- The Maritime Building in 1930
- Former names: Union Insurance Society of Canton Building Union Building

General information
- Status: Demolished
- Location: 20 Collyer Quay, Singapore 049319, Singapore, Singapore
- Coordinates: 1°17′04.5″N 103°51′09.7″E﻿ / ﻿1.284583°N 103.852694°E
- Completed: 1924; 102 years ago
- Demolished: 1982; 44 years ago

Technical details
- Floor count: 7
- Lifts/elevators: 3

Design and construction
- Architect: Denis Santry
- Architecture firm: Swan & MacLaren

= Maritime Building =

The Maritime Building, initially known as the Union Insurance Society of Canton Building, or simply the Union Building, was a building located along the waterfront of the Singapore River in Collyer Quay.

==Description==
The building was seven storeys tall and had a basement. The building had three lifts. The frontage of the building was designed in the style of English renaissance, and comprised a row of arches on the building's ground floor, colonnades on three floors, and an ornamental cornice projecting seven feet. The building featured a flat roof. A 60 ft tower surmounted the centre of the building.
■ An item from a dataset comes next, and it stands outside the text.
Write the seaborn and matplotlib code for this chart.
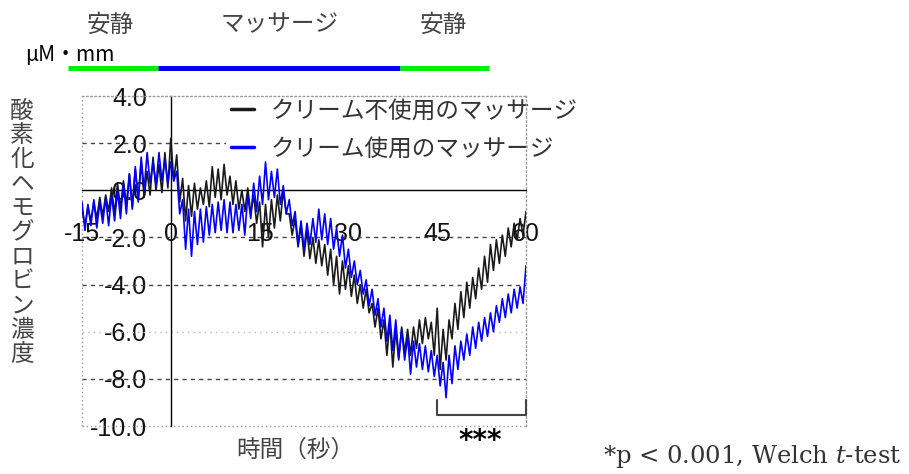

The entrance hall of the building was large and spacious. The entrance door was 15 ft high and was made of bronze. Both the floors and the walls of the building were made of different types of marble, and the ceiling was decorated with mosaics. The ground floor was made of dressed granite, which was on top of artificial granite. A pair of bronze lamps hung out of the entrance of the building.

==History==
The proposal for a new building in Collyer Quay was made by the Union Insurance Society of Canton in February 1922. Architectural firm Swan and MacLaren were commissioned to design the building. The building was to be built on site of the former office building of Boustead & Co., which lasted from 1866 to December 1921, when the land was sold to the Union Insurance Society of Canton. Construction of the building commenced in May 1922 and ended in 1924, costing $1,125,000. The architect of the building was Irish architect Denis Santry of Swan and MacLaren. The official opening ceremony of the building was held on 26 September 1925 at noon. The building was used by British Information Services in 1963.

The building was sold to Island Investment and Agency Corporation in 1964. The building was renamed as Maritime Building by the Island Investment and Agency Corporation in January 1965. Tenants of the building at that time included Boustead & Co., the Far East Shipping Company, Ben Line Steamers, Fraser and Company, Peat Marwick and Mitchell, and Suckling and McDonald.

A proposal to demolish the building was made in 1980. Boustead & Co. moved out of the building in 1981. The Maritime building was demolished in 1982, and the former site of the building was sold to the Orient Overseas Container Line. The building had to be demolished from the top, as knocking down the building would cause debris to land on passing cars. The building was replaced by the Tung Centre.